An international team of astronomers, including those from the University of Tokyo and the National Astronomical Observatory of Japan, have discovered 39 massive galaxies thought to have been actively forming stars over 11 billion years ago.
The galaxies are believed to be the ancestors of massive elliptical galaxies existing now. The discovery is expected to reveal previously unknown details about how the universe and galaxies were formed.
The discovery was published in the online edition of the British science journal Nature on Thursday.
The team, including University of Tokyo professor Kotaro Kono and NAOJ researcher Tao Wang, discovered the galaxies using the Atacama Large Millimeter/submillimeter Array (ALMA) telescope in Chile.

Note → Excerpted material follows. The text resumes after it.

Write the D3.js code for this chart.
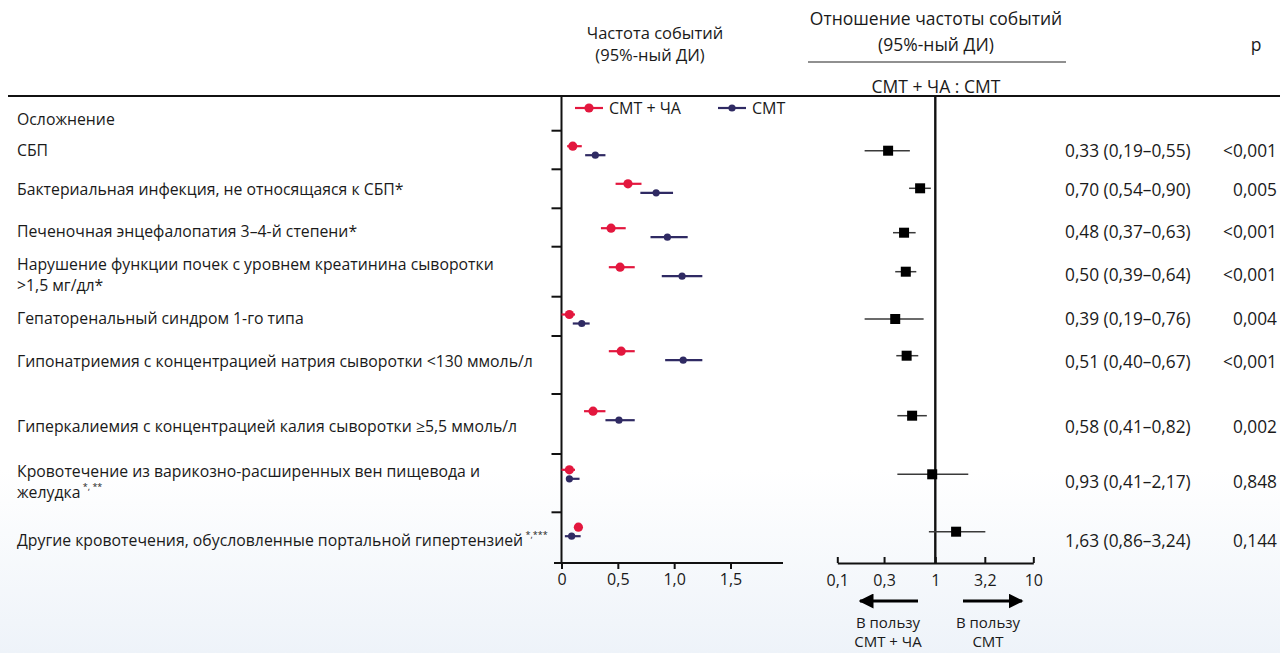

The astronomers initially discovered 63 objects using NASA’s Spitzer Space Telescope that were undetected by the Hubble Space Telescope.
After examining submillimeter-wave emissions using the ALMA telescope, the team found that 39 of the 63 objects were active star-forming galaxies, located over 11 billion light-years away.
In the present universe, they are believed to have become massive elliptical galaxies roughly a trillion times larger than the mass of the sun, according to the astronomers.
No significant theories for the evolution of the universe have predicted such an abundant population of star-forming massive galaxies, the astronomers said.
“We’d like to cooperate with theorists to resolve why there was such a discrepancy (between theory and reality),” Kono said.